Rick Wayne : Well, I think we will — sort of generally been — normally, we buy 100 — excluding these big transactions, and not only we buy $150 million to $200 million quarter. No, I certainly at that level, we would expect that, and it’s entirely possible that we could see some larger ones — positive quarter past a year. This is why I have been here, Alex, to help you with these about year. And we don’t know whether we’re going to see another big transactions, certainly within the realm of possibility. But I’m not predicting that I’m not predicting that to be clear to set expectations.
Alex Twerdahl : Right. And then I know you have the ATM going on, but what sort of constraints would there be on the balance sheet with respect to funding or capital that would be considerations for thinking about future purchases?
Rick Wayne : Well, I just want to find this — so at 12/31, after we took our loan book worth of $2.5 billion at the end of December, which is obviously up a lot. At the end of December, our loan capacity, if you look at our capital ratios, it was $150 million. So that came back down from like a year ago, it was $1 billion of capacity. There’s $150 million. As you know, Alex, our loan capacity will increase as we earn money. And we have the ATM, which is if we need to sell more shares to raise capital, we can do that as well. That’s all in place. And in fact, I didn’t note that in here, but it’s in our earnings release. How much did we sell in…?
JP Lapointe: 34,000 shares.
Rick Wayne : So we haven’t done much of it yet. It was approved kind of late in December, but we are not very late, maybe mid-December, but we sold those 33,000 shares. So we can sell more shares to raise more capital. I don’t see us as capital constraint if we have opportunity, which we were going to keep on the balance sheet.
Alex Twerdahl : Great. And then can you just walk through the — you talked about the — some brokered CDs going from — I thought you said 4.43% and then maturing between June and December of this year and that funding going out before. Can you just walk through the amount of that again in the actual numbers?

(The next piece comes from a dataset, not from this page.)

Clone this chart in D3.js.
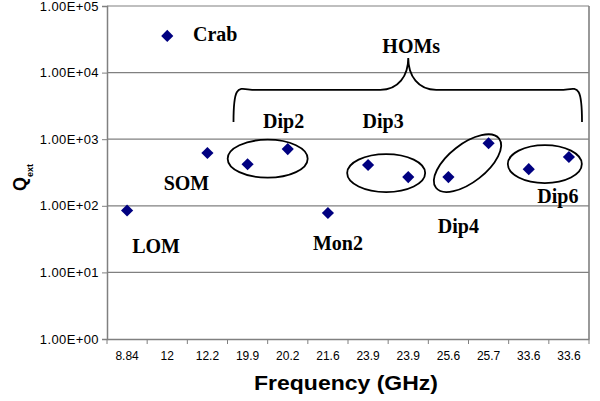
<!DOCTYPE html>
<html><head><meta charset="utf-8">
<script src="https://cdn.jsdelivr.net/npm/d3@7"></script>
<style>body{margin:0;background:#fff}svg{display:block}</style>
</head><body>
<svg id="chart" width="600" height="401"></svg>
<script>
const categories = ["8.84","12","12.2","19.9","20.2","21.6","23.9","23.9","25.6","25.7","33.6","33.6"];
const qext = [85, 35500, 620, 420, 710, 78, 410, 270, 270, 870, 355, 540];
const yTicks = [1, 10, 100, 1000, 10000, 100000];
const labels = [
  {t:"Crab", i:1, v:35500, dx:48, dy:5},
  {t:"SOM", i:2, v:620, dx:-21, dy:37},
  {t:"LOM", i:0, v:85, dx:29, dy:42},
  {t:"Mon2", i:5, v:78, dx:10, dy:37},
  {t:"Dip2", i:3, v:1000, dx:36, dy:-11},
  {t:"Dip3", i:6, v:1000, dx:15, dy:-11},
  {t:"Dip4", i:8, v:100, dx:10, dy:27},
  {t:"Dip6", i:11, v:100, dx:-11, dy:-3},
  {t:"HOMs", i:7, v:10000, dx:3, dy:-20}
];

const svg = d3.select("#chart");
const m = {l:107, r:589, t:6, b:339};
const x = d3.scaleBand().domain(d3.range(categories.length)).range([m.l, m.r]);
const y = d3.scaleLog().domain([1, 100000]).range([m.b, m.t]);

// gridlines
svg.append("g").selectAll("line").data(yTicks.slice(1)).join("line")
  .attr("x1", m.l).attr("x2", m.r).attr("y1", d=>y(d)).attr("y2", d=>y(d))
  .attr("stroke", "#808080").attr("stroke-width", 1.2);
// right border
svg.append("line").attr("x1", m.r).attr("x2", m.r).attr("y1", m.t).attr("y2", m.b)
  .attr("stroke", "#808080").attr("stroke-width", 1.6);

// y axis
const ya = svg.append("g").attr("transform", `translate(${m.l},0)`)
  .call(d3.axisLeft(y).tickValues(yTicks).tickSize(5).tickPadding(3)
    .tickFormat(d => "1.00E+" + String(Math.round(Math.log10(d))).padStart(2,"0")));
ya.select(".domain").attr("stroke", "#808080").attr("stroke-width", 1.5);
ya.selectAll(".tick line").attr("stroke", "#808080");
ya.selectAll("text").attr("font-family", "Liberation Sans, Arial, sans-serif").attr("font-size", 13)
  .attr("letter-spacing", 0.4).attr("fill", "#000");

// x axis
const xa = svg.append("g").attr("transform", `translate(0,${m.b})`)
  .call(d3.axisBottom(x).tickSize(0).tickPadding(12).tickFormat(i => categories[i]));
xa.select(".domain").attr("stroke", "#808080").attr("stroke-width", 1.5);
xa.selectAll("text").attr("font-family", "Liberation Sans, Arial, sans-serif").attr("font-size", 12).attr("fill", "#000");
// x tick marks at band boundaries
svg.append("g").selectAll("line").data(d3.range(categories.length + 1)).join("line")
  .attr("x1", i => m.l + i * x.step()).attr("x2", i => m.l + i * x.step())
  .attr("y1", m.b).attr("y2", m.b + 5).attr("stroke", "#808080");

// points
const cx = i => x(i) + x.bandwidth() / 2;
svg.append("g").selectAll("path").data(qext).join("path")
  .attr("d", d3.symbol(d3.symbolSquare, 74))
  .attr("transform", (d,i) => `translate(${cx(i)},${y(d)}) rotate(45)`)
  .attr("fill", "#000080");

// ellipses (groups)
const groups = [
  {a:3, b:4, rx:40, ry:19, rot:0, dx:0, dy:2},
  {a:6, b:7, rx:39, ry:19, rot:0, dx:-2, dy:2},
  {a:8, b:9, rx:40, ry:19, rot:-38, dx:-1, dy:3},
  {a:10, b:11, rx:37, ry:19, rot:0, dx:-4, dy:1}
];
const gx = g => (cx(g.a) + cx(g.b)) / 2 + g.dx;
const gy = g => (y(qext[g.a]) + y(qext[g.b])) / 2 + g.dy;
svg.append("g").selectAll("ellipse").data(groups).join("ellipse")
  .attr("cx", gx).attr("cy", gy)
  .attr("rx", g => g.rx).attr("ry", g => g.ry)
  .attr("transform", g => `rotate(${g.rot},${gx(g)},${gy(g)})`)
  .attr("fill", "none").attr("stroke", "#000").attr("stroke-width", 1.8);

// brace over HOMs
const bx0 = x(3) + 6, bx1 = x(11) + x.bandwidth() - 7;
const by = y(5500), bend = y(1820), peakY = y(16600);
const bmid = (bx0 + bx1) / 2 + 0.5;
const brace = `M${bx0},${bend} C${bx0},${by-10} ${bx0+6},${by} ${bx0+22},${by}
 L${bmid-28},${by} C${bmid-10},${by} ${bmid},${by-14} ${bmid},${peakY}
 C${bmid},${by-14} ${bmid+10},${by} ${bmid+28},${by}
 L${bx1-22},${by} C${bx1-6},${by} ${bx1},${by-10} ${bx1},${bend}`;
svg.append("path").attr("d", brace).attr("fill", "none").attr("stroke", "#000").attr("stroke-width", 1.8);

// text labels
svg.append("g").selectAll("text").data(labels).join("text")
  .attr("x", d => cx(d.i) + d.dx).attr("y", d => y(d.v) + d.dy)
  .attr("text-anchor", "middle")
  .attr("font-family", "Liberation Serif, Times New Roman, serif")
  .attr("font-weight", "bold").attr("font-size", 20)
  .text(d => d.t);

// axis titles
svg.append("text").attr("x", 346).attr("y", 390).attr("text-anchor", "middle")
  .attr("font-family", "Liberation Sans, Arial, sans-serif").attr("font-weight", "bold")
  .attr("font-size", 20).attr("textLength", 184).attr("lengthAdjust", "spacingAndGlyphs")
  .text("Frequency (GHz)");
const yt = svg.append("text").attr("transform", "translate(26,191) rotate(-90)")
  .attr("text-anchor", "start")
  .attr("font-family", "Liberation Sans, Arial, sans-serif").attr("font-weight", "bold").attr("font-size", 18);
yt.append("tspan").text("Q");
yt.append("tspan").attr("font-size", 9).attr("dy", 7).text("ext");
</script>
</body></html>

JP Lapointe: Sure, Alex. During the quarter, broker deposits went up about a little over $500 million with a weighted average rate on that being about 4.43%. That was more for immediate funding, not our long-term funding strategy of this. So our plan is to pledge the loans that we purchased from the FHLB and take out some longer-term advances to better match the structure of the loans. And right now, where rates are from the FHLB advances, we think we can borrow money around 4% to match some of the maturity of the loan pool. So we do expect the funding cost to come down once we can deploy that strategy as these brokered deposits mature.
Alex Twerdahl : Okay. And then you talked about the increase in expenses. And can you give us maybe just a sense for what — how many people you might have to hire or an efficiency ratio or some sort of guideposts to sort of give us some sort of sense for how much expenses might go up as a result of meaningfully increase in the size of the balance sheet?